R: Le seul marché naturel, c'est le territoire québécois, qui n'est malheureusement pas assez populeux pour rentabiliser la production. À long terme, cela passe nécessairement par l'exportation. Le type de cinéma que l'on fait ici devrait être modifié pour plaire à un public international. Il y a un certain type de cinéma québécois, plus confidentiel, qui obtient un beau succès culturel dans les festivals à l'étranger. C'est le cas de Denis Côté, ça a été le cas de Xavier Dolan.


Q: On parle beaucoup de succès commercial des films québécois.
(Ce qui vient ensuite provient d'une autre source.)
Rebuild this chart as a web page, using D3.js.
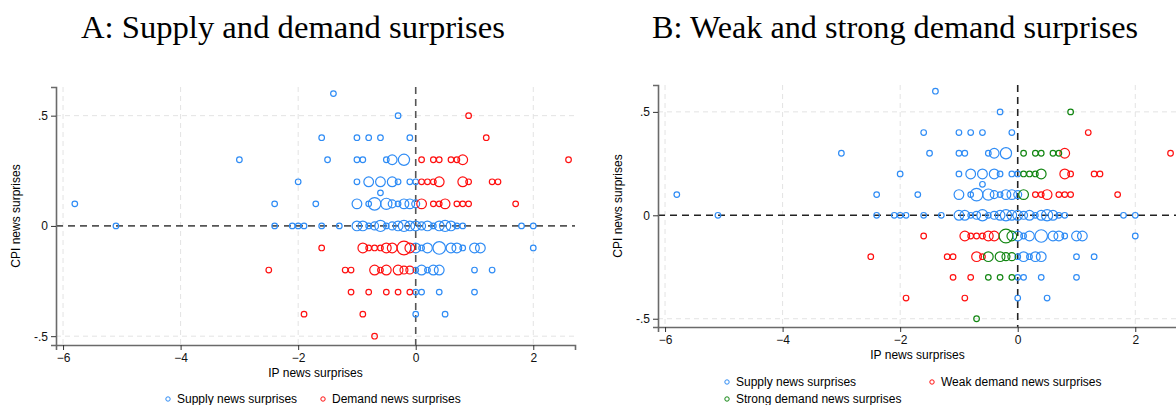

Le succès au box-office est d'ailleurs encouragé par les institutions. Or, le succès commercial est-il souhaitable pour l'établissement d'une cinématographie nationale forte?


R: Le succès d'une cinématographie nationale passe par plusieurs éléments. Depuis une dizaine d'années, l'élément le plus important dont tiennent compte les organismes d'investissement est le succès commercial. À long terme, il est entendu que l'on devra trouver des moyens pour équilibrer les succès commerciaux et culturels québécois. Une cinématographie nationale ne repose pas seulement sur ses succès en salle, d'autant moins que notre marché national est vraiment trop petit pour rentabiliser notre production. Financièrement, c'est un cul-de-sac à moyen ou à long terme.